Whenever I read the work of the late German writer W.G. Sebald, I get distracted here and there by a preoccupation with the fact that he worked for most of his life as an academic. Probably this is because I’ve spent many of my years in a similar environment, and I often wonder about the formative pressures this has exerted, over time, on my own writing and thinking. His relationship with the academy was not that of the standard contemporary writer, who is typically housed within the disciplinary annex of “creative writing” and who does not concern himself with the business of academia per se. Sebald, although he did also teach creative writing, was a full-blown scholar, a company man of long standing who lectured in the department of German literature at the University of East Anglia from 1970 until his death in 2001. In ways that are both subtle and pronounced, this shows through in his writing — in his essays and novels (which he preferred to call his “prose narratives”).
Books like The Rings of Saturn and The Emigrants, for instance, are, in much of their content if not their form, works of deep research. The Sebaldian narrator — let’s just go ahead and call him Sebald — is a meandering presence, of course, picking his way across the secluded routes between landscape and subject; but there is always the sense of him emerging into the world after a long tenure in the artificial light of libraries and lecture halls, breathing the fine dust of scholarship. It’s always tempting to compare Sebald to Borges — among other narrative oddities, The Rings of Saturn contains a detailed synopsis of Borges’ Tlön, Uqbar, Orbis Tertius — but where Borges’ fiction tended to use the apparatus and affectations of scholarship in service of a kind of structural irony, Sebald’s art is scholarly in a much more fundamental way. As Adam Phillips has put it, he was “more like a new kind of historian than a new kind of novelist.”
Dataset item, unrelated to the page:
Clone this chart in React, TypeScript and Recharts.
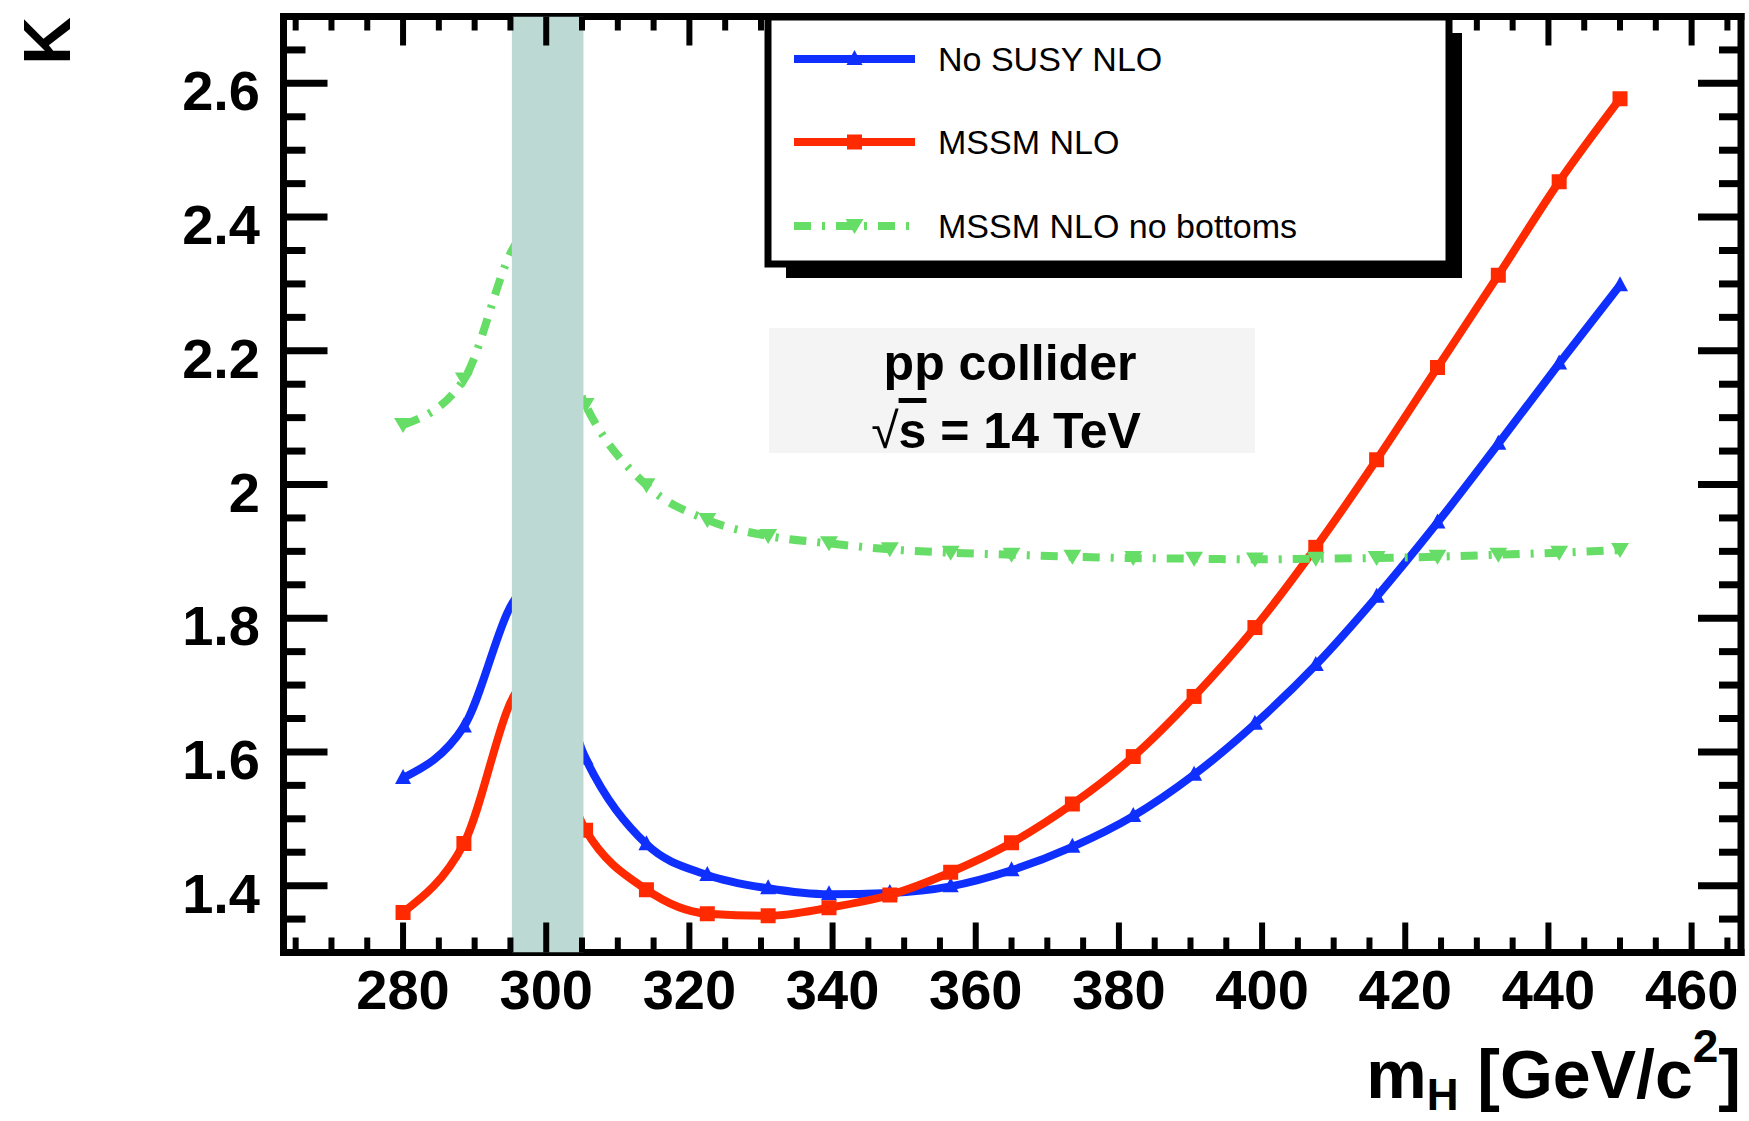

So one of the things that’s always interesting about this writer is how close he seems to come, in his methods, to creating works of scholarship, and how far the books themselves are from the sort of thing typically produced by academics. In Sebald’s essay collection A Place in the Country, originally published in German in 1998 but only now translated into English, there’s a sustained proximity to, and distance from, straight scholarship. Reading it, I kept thinking about how its basic materials might have been incorporated into a more conventional academic text, how its various strands might be tied together into an overall argument about Alemannic literature from the Enlightenment to the prewar era, or the themes of place and exile as they are manifested in same. How it might, in other words, present itself as that most humbly learned of cultural products, a contribution to the literature on some topic or other.